← Writing
May 30, 2026 · 11:30 PM · SaturdayDay 10,006

Bear Jordan

Mostly watched Pluribus and Titanic on my flight back from Taiwan to the Bay Area. What follows is basically my Titanic review on Letterboxd that ended up bleeding into Pluribus, lol.

I was going to write something poetic about how the kind of true love that lingers in our minds even after decades is the young one — the kind that felt freeing and exciting, the kind that would let go and wish for your wellbeing even if it isn't going to be part of your forever. But I realized that's only part of my truth now.

Now I mostly just want the kind of connections where I can talk about movies and TV shows with someone. I love my boyfriend — he's kind and nerdy, but not the soft-movie-nerd kind. And after watching all the episodes of Pluribus on the plane back (before Titanic), I wanted so badly to share my wonders and reflections about it, and realized I didn't really have anyone to share them with. Which is maybe a strong signal that I should make some new friends and reach out more, haha.

Also — can we please talk about how good Pluribus is. If you had the chance to join an enlightened happy hivemind, would you do it? Genuine question. And the way the collective asks for space is top tier: "we still feel the same for you, we just need space." Making others feel less anxious while holding the boundary. Beautiful writing. 10/10 recommend.

Oh — and Pluribus literally naming the only dog that showed up in the show "Bear Jordan" killed me, because that's literally both my boyfriend's dog's name and his name. LMAO. The universe is so weird sometimes.

At the end of a long day — even longer now that I'm back in the Bay and the day stretches a few extra hours from the time zone shift — I reunited with Jordan, caught up, and it was really nice to be in his embrace again.

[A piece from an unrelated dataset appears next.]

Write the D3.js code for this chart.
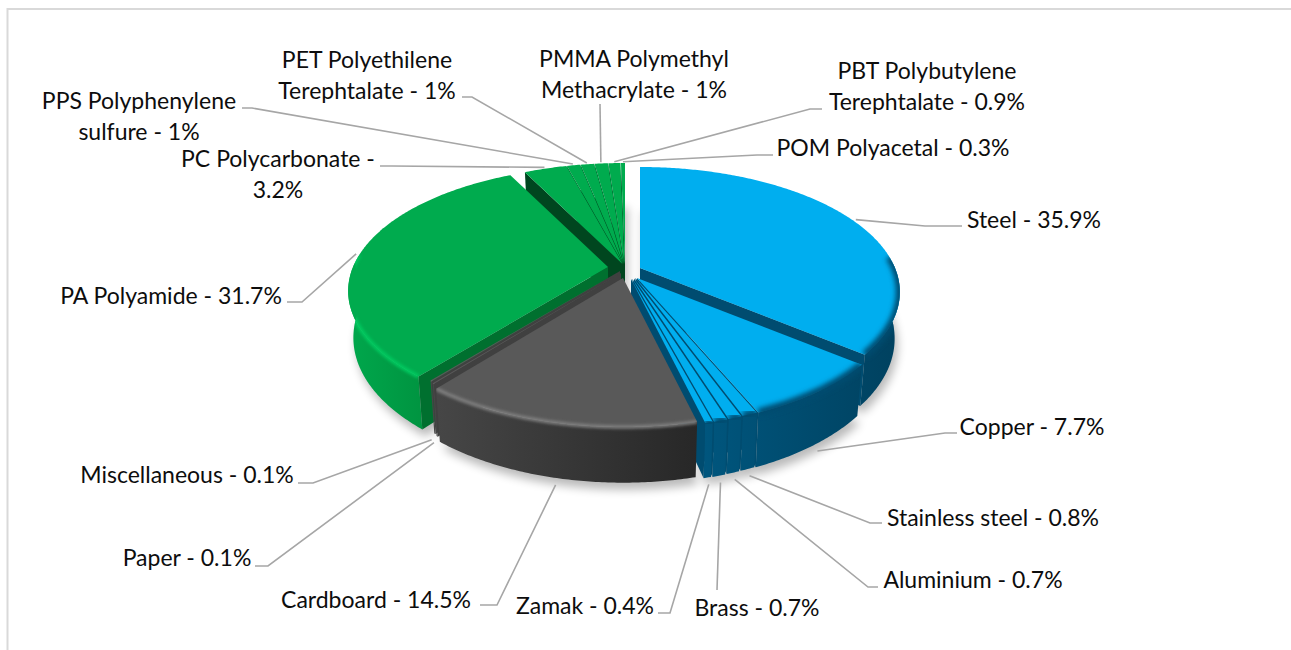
<!DOCTYPE html>
<html><head><meta charset="utf-8">
<script src="https://cdn.jsdelivr.net/npm/d3@7"></script>
<style>html,body{margin:0;padding:0;background:#fff;overflow:hidden}svg{display:block}
text{font-family:Lato,"Open Sans",sans-serif;font-size:23px;fill:#0d0d0d}</style>
</head><body><svg id="c" width="1291" height="650"></svg>
<script>
// ---- data ----
const categories = ["Steel","Copper","Stainless steel","Aluminium","Brass","Zamak","Cardboard","Paper","Miscellaneous","PA Polyamide","PC Polycarbonate","PPS Polyphenylene sulfure","PET Polyethilene Terephtalate","PMMA Polymethyl Methacrylate","PBT Polybutylene Terephtalate","POM Polyacetal"];
const values = [35.9,7.7,0.8,0.7,0.7,0.4,14.5,0.1,0.1,31.7,3.2,1,1,1,0.9,0.3];
const labelLines = [["Steel - 35.9%"],["Copper - 7.7%"],["Stainless steel - 0.8%"],["Aluminium - 0.7%"],["Brass - 0.7%"],["Zamak - 0.4%"],["Cardboard - 14.5%"],["Paper - 0.1%"],["Miscellaneous - 0.1%"],["PA Polyamide - 31.7%"],["PC Polycarbonate -","3.2%"],["PPS Polyphenylene","sulfure - 1%"],["PET Polyethilene","Terephtalate - 1%"],["PMMA Polymethyl","Methacrylate - 1%"],["PBT Polybutylene","Terephtalate - 0.9%"],["POM Polyacetal - 0.3%"]];
const families = ["blue","blue","blue","blue","blue","blue","gray","gray","gray","green","green","green","green","green","green","green"];

// ---- layout / style (not data) ----
const R = 255, Ry = 120.4, persp = 0.192, depth = 45, baseShrink = 0.98;
const apex = [[640,268],[637,278],[635.5,278],[634,278.5],[632.5,279],[631,279],[623,278],[621,273],[620,271],[608,267],
              [622.5,264],[623,264],[623.5,264],[624,264],[624.5,264],[625,264]];
const drawOrder = [15,14,13,12,11,10,9,0,1,2,3,4,5,8,7,6];
const style = {
  blue:{face:"#00AEEF",cut:"#004C70",wallA:"#00567E",wallB:"#00415F",bevel:"#004C70",bevelW:8,blur:"sb"},
  gray:{face:"#595959",cut:"#404040",wallA:"#474747",wallB:"#272727",bevel:"#808080",bevelW:3.5,blur:"sf"},
  green:{face:"#00AB4E",cut:"#00461F",wallA:"#00A74C",wallB:"#00923F",bevel:"#00C95F",bevelW:4,blur:"sf"}
};
const paCut = "#00702F";
// label anchor x, first baseline y, elbow x, elbow y, leader end x, leader end y
const labelPos = [
 [1034,228, 925,226, 962,226],
 [1032,435, 945,433, 957,433],
 [993,526, 870,523, 882,523],
 [973,588, 868,587, 878,587],
 [757,616, 717,590, 717,590],
 [585,614, 670,613, 658,613],
 [376,608, 497,605, 480,605],
 [187,566, 268,566, 255,566],
 [187,483, 313,483, 298,483],
 [171,304, 302,302, 287,302],
 [278,167, 392,166, 380,166],
 [139,109, 252,108, 242,108],
 [367,68, 472,97, 462,97],
 [634,67, 600,104, 600,104],
 [927,79, 810,109, 822,109],
 [893,156, 757,155, 773,155]
];

const svg = d3.select("#c");
const defs = svg.append("defs");
const arcs = d3.pie().sort(null).value(d=>d)(values);
const line = d3.line();

function P(i,theta,r,bottom){
  const x = Math.sin(theta)*r, y = -Math.cos(theta)*r, w = 1-persp*y;
  const [ax,ay] = apex[i];
  return bottom ? [ax+baseShrink*R*x/w, ay+Ry*y/w+depth/w] : [ax+R*x/w, ay+Ry*y/w];
}
function rim(a0,a1){const n=Math.max(2,Math.ceil((a1-a0)/0.01));return d3.range(n+1).map(k=>a0+(a1-a0)*k/n);}

// frame
svg.append("path").attr("d",line([[7.5,650],[7.5,9],[1291,9]])).attr("fill","none").attr("stroke","#D9D9D9").attr("stroke-width",2);

// filters and gradients
[["sh",5],["sf",1.8],["sb",2.8]].forEach(([id,sd])=>{
  defs.append("filter").attr("id",id).attr("x","-20%").attr("y","-20%").attr("width","140%").attr("height","140%")
    .append("feGaussianBlur").attr("stdDeviation",sd);
});
Object.entries(style).forEach(([k,s])=>{
  const g = defs.append("linearGradient").attr("id","w"+k).attr("gradientUnits","userSpaceOnUse")
    .attr("x1",k==="green"?350:k==="gray"?430:700).attr("x2",k==="green"?430:k==="gray"?700:900).attr("y1",0).attr("y2",0);
  g.append("stop").attr("offset",0).attr("stop-color",s.wallA);
  g.append("stop").attr("offset",1).attr("stop-color",s.wallB);
});

// ground shadow
const shadow = svg.append("g").attr("filter","url(#sh)").attr("opacity",0.27).attr("transform","translate(3,7)");
arcs.forEach((a,i)=>{
  const pts=[P(i,0,0,true),...rim(a.startAngle,a.endAngle).map(t=>P(i,t,1,true))];
  shadow.append("path").attr("d",line(pts)+"Z").attr("fill","#000");
});

// slices
const gs = svg.append("g");
const cutWall=(g,i,t,c)=>g.append("path").attr("d",line([P(i,t,0,false),P(i,t,1,false),P(i,t,1,true),P(i,t,0,true)])+"Z").attr("fill",c);
drawOrder.forEach(i=>{
  const a=arcs[i], s=style[families[i]], g=gs.append("g");
  const ts=rim(a.startAngle,a.endAngle);
  const topRim=ts.map(t=>P(i,t,1,false));
  const frontTs=ts.filter(t=>-Math.cos(t)>-0.05);
  const wallTop=frontTs.map(t=>P(i,t,1,false)), wallBot=frontTs.map(t=>P(i,t,1,true));
  const wall=[...wallTop,...wallBot.slice().reverse()];
  const cut=(i===9)?paCut:s.cut;
  if(wall.length>2) g.append("path").attr("d",line(wall)+"Z").attr("fill","url(#w"+families[i]+")");
  // a cut face is only seen when it turns toward the viewer
  if(a.startAngle>Math.PI) cutWall(g,i,a.startAngle,cut);
  if(a.endAngle<Math.PI) cutWall(g,i,a.endAngle,cut);
  const face=[P(i,0,0,false),...topRim];
  g.append("path").attr("d",line(face)+"Z").attr("fill",s.face);
  const cid="cl"+i;
  const cp=defs.append("clipPath").attr("id",cid);
  if(wall.length>2) cp.append("path").attr("d",line(wall)+"Z");
  cp.append("path").attr("d",line(face)+"Z");
  const front=ts.filter(t=>-Math.cos(t)>-0.1).map(t=>P(i,t,1,false));
  if(front.length>1){
    g.append("g").attr("clip-path","url(#"+cid+")").append("path").attr("d",line(front)).attr("fill","none")
      .attr("stroke",s.bevel).attr("stroke-width",s.bevelW).attr("filter","url(#"+s.blur+")");
  }
});

// leaders and labels
arcs.forEach((a,i)=>{
  const mid=(a.startAngle+a.endAngle)/2, front=-Math.cos(mid)>0.1;
  const p=P(i,mid,1.015,front);
  const start=front?[p[0],p[1]+4]:p;
  const [lx,ly,ex,ey,fx,fy]=labelPos[i];
  svg.append("path").attr("d",line([start,[ex,ey],[fx,fy]])).attr("fill","none").attr("stroke","#A6A6A6").attr("stroke-width",1.6);
  const t=svg.append("text").attr("text-anchor","middle").attr("x",lx).attr("y",ly);
  labelLines[i].forEach((l,k)=>t.append("tspan").attr("x",lx).attr("dy",k?31:0).text(l));
});
</script></body></html>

He did bring up my employment situation, which triggered me a bit. Because I am doing real work with my app and everything — just not fast enough in terms of shipping to actually make money yet. And I still really don't want to waste my time on someone else's projects when I have so many of my own going. I don't know if he'd fully get it. I don't know if anyone really gets it. But I suppose it is what it is. I'm so close to shipping now.